La directrice de recherche de Romain et professeure au Département de science politique à l’UdeM, Françoise Montambeault, souligne la nécessité de mettre en place une démarche d’observation participante pour récolter des informations. « Il s’agit d’une réalité très difficile à observer, explique-t-elle. Une démarche d’observation participante permet de développer des comportements et des interactions qui se situent plus souvent dans l’informel et les pratiques du quotidien. »

Ainsi, Romain tente de s’intégrer au quotidien des acteurs qu’il étudie en participant aux différents loisirs qu’on lui propose, comme jouer au football ou pêcher. « J’arrive à développer des contacts plus informels avec les gens, qui vont s’ouvrir plus facilement et me raconter beaucoup plus de choses », confirme-t-il.

Par ailleurs, le jeune homme indique qu’il doit parfois demeurer plus longtemps que prévu au même endroit, à cause de la difficulté du déplacement dans les zones rurales. « Il y a des taxis collectifs, souligne-t-il.

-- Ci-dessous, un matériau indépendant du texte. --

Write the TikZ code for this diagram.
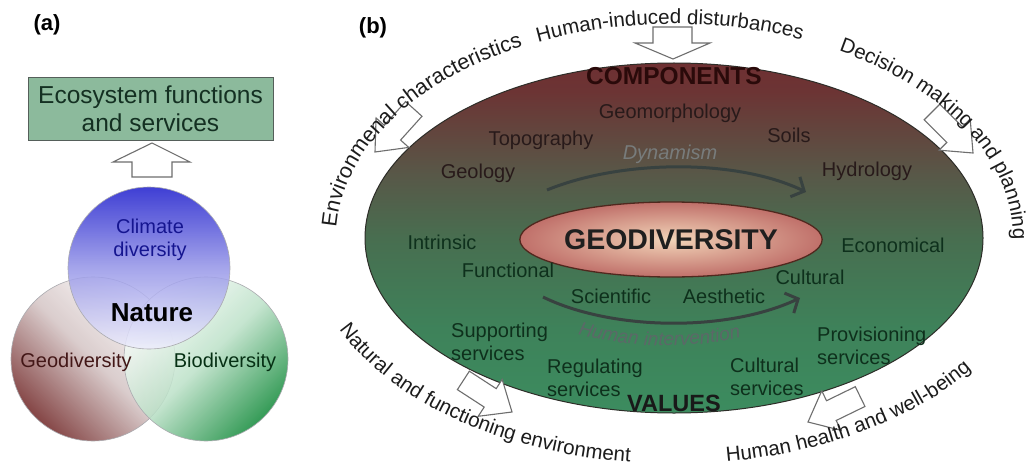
\documentclass[tikz,border=0pt]{standalone}
\usepackage{fontspec}
\setmainfont{Liberation Sans}
\usetikzlibrary{decorations.text,arrows.meta,calc,shapes.geometric}
\definecolor{boxgreen}{RGB}{140,186,156}
\definecolor{boxborder}{RGB}{85,95,90}
\definecolor{boxtext}{RGB}{20,48,34}
\definecolor{climtop}{RGB}{30,30,205}
\definecolor{climmid}{RGB}{150,150,232}
\definecolor{climbot}{RGB}{238,238,252}
\definecolor{geodark}{RGB}{112,38,38}
\definecolor{geomid}{RGB}{212,196,196}
\definecolor{biodark}{RGB}{18,138,58}
\definecolor{biomid}{RGB}{188,225,200}
\definecolor{circgray}{RGB}{170,170,175}
\definecolor{ea}{RGB}{60,140,95}
\definecolor{eb}{RGB}{62,130,90}
\definecolor{ec}{RGB}{72,110,80}
\definecolor{ed}{RGB}{88,88,72}
\definecolor{ee}{RGB}{108,52,52}
\definecolor{ef}{RGB}{110,48,50}
\definecolor{ellborder}{RGB}{45,45,40}
\definecolor{geoin}{RGB}{242,212,184}
\definecolor{geoout}{RGB}{192,112,106}
\definecolor{geoborder}{RGB}{80,40,30}
\definecolor{uppercol}{RGB}{40,26,26}
\definecolor{lowercol}{RGB}{14,48,28}
\definecolor{compcol}{RGB}{42,10,10}
\definecolor{arcgray}{RGB}{56,66,64}
\definecolor{dyngray}{RGB}{120,124,124}
\definecolor{hiteal}{RGB}{92,104,104}
\definecolor{arrowgray}{RGB}{110,110,110}
\definecolor{outtext}{RGB}{28,28,28}
\pgfdeclareverticalshading{bigell}{100bp}{color(0bp)=(ea); color(25bp)=(ea); color(37bp)=(eb); color(50bp)=(ec); color(59bp)=(ed); color(71bp)=(ee); color(75bp)=(ef); color(100bp)=(ef)}
\newcommand\otf{\fontsize{20.5}{21}\selectfont}
\newcommand\obarrow[3]{\begin{scope}[shift={(#1,#2)},rotate=#3]\draw[hollow] (0,0) -- (22,-26) -- (11,-26) -- (11,-58) -- (-11,-58) -- (-11,-26) -- (-22,-26) -- cycle;\end{scope}}
\begin{document}
\begin{tikzpicture}[x=1pt,y=-1pt,
  lab/.style={font=\fontsize{20}{22.5}\selectfont, inner sep=0pt, align=left},
  uplab/.style={lab, text=uppercol},
  lolab/.style={lab, text=lowercol},
  hollow/.style={draw=arrowgray, fill=white, line width=1.1pt, line join=miter},
  flowarc/.style={draw=arcgray, line width=3pt, -{Straight Barb[length=10pt,width=22pt]}},
  curvetext/.style={decorate, decoration={text along path, text align=center, text color=outtext}},
  circ/.style={draw=circgray, line width=.6pt, fill opacity=.85},
]
\fill[white] (0,0) rectangle (1035,468);
\useasboundingbox (0,0) rectangle (1035,468);

% ---------------- panel (a)
\node[font=\fontsize{22}{24}\selectfont\bfseries, inner sep=0pt] (tagA) at (47,25) {(a)};
\node[draw=boxborder, line width=1pt, fill=boxgreen, minimum width=245pt, minimum height=62pt,
      align=center, inner sep=0pt, text=boxtext, font=\fontsize{24.5}{28}\selectfont] (eco) at (150.5,109) {Ecosystem functions\\and services};
\draw[hollow] (152,143) -- (190,162) -- (172,162) -- (172,177) -- (132,177) -- (132,162) -- (113,162) -- cycle;

\shadedraw[circ, top color=white, bottom color=geodark, middle color=geomid, shading angle=-45] (93,359) circle[radius=82];
\shadedraw[circ, top color=white, bottom color=biodark, middle color=biomid, shading angle=45] (206,359) circle[radius=82];
\shadedraw[circ, top color=climtop, bottom color=climbot, middle color=climmid] (149,268) circle[radius=81];

\node[lab, text=climtop!70!black, align=center, font=\fontsize{20}{23}\selectfont] (clim) at (150,240) {Climate\\diversity};
\node[lab, font=\fontsize{26}{28}\selectfont\bfseries] (nature) at (152,313) {Nature};
\node[lab, text=geodark!60!black] (geodiv) at (76,362) {Geodiversity};
\node[lab, text=biodark!35!black] (biodiv) at (225,362) {Biodiversity};

% ---------------- panel (b)
\node[font=\fontsize{22}{24}\selectfont\bfseries, inner sep=0pt] (tagB) at (373,28) {(b)};

\node[ellipse, draw=ellborder, line width=1pt, minimum width=618pt, minimum height=350pt, inner sep=0pt,
      shade, shading=bigell] (big) at (674,238) {};

\node[ellipse, draw=geoborder, line width=1.3pt, minimum width=238pt, minimum height=75pt, inner sep=0pt,
      inner color=geoin, outer color=geoout, text=black!88,
      font=\fontsize{28.5}{30}\selectfont\bfseries] (gd) at (671,239.5) {GEODIVERSITY};

\node[inner sep=0pt, text=compcol, font=\fontsize{24.5}{26}\selectfont\bfseries] (comp) at (674,76) {COMPONENTS};
\node[inner sep=0pt, text=black!90, font=\fontsize{23.5}{25}\selectfont\bfseries] (val) at (674,403) {VALUES};

\node[uplab] (geomorph) at (670,113) {Geomorphology};
\node[uplab] (topo) at (541,140) {Topography};
\node[uplab] (soils) at (789,135) {Soils};
\node[uplab] (geol) at (478,173) {Geology};
\node[uplab] (hydro) at (867,171) {Hydrology};
\node[lab, text=dyngray, font=\fontsize{20}{22}\selectfont\itshape] (dyn) at (670,154) {Dynamism};

\node[lolab] (intr) at (442,242) {Intrinsic};
\node[lolab] (econ) at (893,245) {Economical};
\node[lolab] (func) at (508,270) {Functional};
\node[lolab] (cult) at (810,277) {Cultural};
\node[lolab] (sci) at (611,296) {Scientific};
\node[lolab] (aes) at (724,296) {Aesthetic};
\node[lolab, anchor=west] (supp) at (451,342) {Supporting\\services};
\node[lolab, anchor=west] (reg) at (547,378) {Regulating\\services};
\node[lolab, anchor=west] (cserv) at (730,377) {Cultural\\services};
\node[lolab, anchor=west] (prov) at (817,346) {Provisioning\\services};

\coordinate (dynS) at (547,190);
\coordinate (dynE) at (806,192);
\draw[flowarc] (dynS) .. controls (620,160) and (735,158) .. (dynE);
\coordinate (hiS) at (543,297);
\coordinate (hiE) at (800,298);
\draw[flowarc] (hiS) .. controls (610,330) and (725,333) .. (hiE);
\path[decorate, decoration={text along path, text align=center, text color=hiteal,
      text={|\fontsize{19}{20}\selectfont\itshape|Human intervention}}]
      (577,334) .. controls (625,348) and (690,350) .. (742,337);

% block arrows
\draw[hollow] (673,59) -- (710,43) -- (692,43) -- (692,27) -- (653,27) -- (653,43) -- (635,43) -- cycle;
\obarrow{375}{152}{-42}
\obarrow{973}{153}{45}
\obarrow{512}{412}{57}
\obarrow{808}{422}{-64}

% curved texts
\path[curvetext, decoration={text={|\fontsize{21.5}{22}\selectfont|Environmenal characteristics}}]
  ($(674,238)+(180.5:338 and 214)$) arc[start angle=180.5, end angle=245, x radius=338, y radius=214];
\path[curvetext, decoration={text={|\otf|Human-induced disturbances}}]
  ($(674,238)+(245.5:338 and 214)$) arc[start angle=245.5, end angle=293, x radius=338, y radius=214];
\path[curvetext, decoration={text={|\otf|Decision making and planning}}]
  ($(674,238)+(300:339 and 214)$) arc[start angle=300, end angle=359, x radius=339, y radius=214];
\path[curvetext, decoration={text={|\otf|Natural and functioning environment}}]
  ($(674,238)+(156:366 and 226)$) arc[start angle=156, end angle=97, x radius=366, y radius=226];
\path[curvetext, decoration={text={|\otf|Human health and well-being}}]
  ($(674,238)+(83:366 and 226)$) arc[start angle=83, end angle=34, x radius=366, y radius=226];
\end{tikzpicture}
\end{document}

Parfois des gens peuvent t’emmener, mais tu restes très dépendant des transports en commun. »

Pour se loger, Romain procède au jour le jour, en fonction de la région dans laquelle il se trouve. « Au Pérou, j’ai principalement fonctionné avec les hôtels, alors qu’en Bolivie, je connais des gens qui me prêtent une chambre », détaille-t-il en soulignant l’importance d’avoir un réseau de soutien pour s’organiser durant son séjour.

La théorie et le terrain

En recherche, on opère souvent un aller-retour entre la théorie et le terrain, d’où l’importance de recourir à un « pré-terrain », soit une exploration dans la recherche. « Le terrain a un côté stressant : on a des pistes, des hypothèses, mais on n’est pas sûr que ça va fonctionner », explique Romain. Il rappelle qu’il est nécessaire de se préparer au mieux et sur une plus longue période que ce qui est prévu.

Au sujet de la recherche de terrain, Françoise Montambeault affirme que les étudiants vivent beaucoup d’incertitude en cours de route. « Mon rôle est de les accompagner dans l’exercice de réflexion et de les guider dans les choix méthodologiques qu’ils font en préparation de leur terrain », soutient-t-elle. Elle ajoute qu’une fois que les étudiants sont sur place, ils échangent régulièrement avec elle à propos de l’avancement du travail, des stratégies de recherche déployées et des choix quotidiens.

Romain terminera sa période de terrain à la fin du mois de juillet 2017 pour commencer la rédaction de sa thèse. « Il y a un côté mystique à ces expériences, comme lorsqu’un cultivateur m’emmène en moto dans son champ de coca, à travers la forêt tropicale », dévoile-t-il. Pour l’étudiant, ce projet de recherche est autant une expérience humaine qu’académique.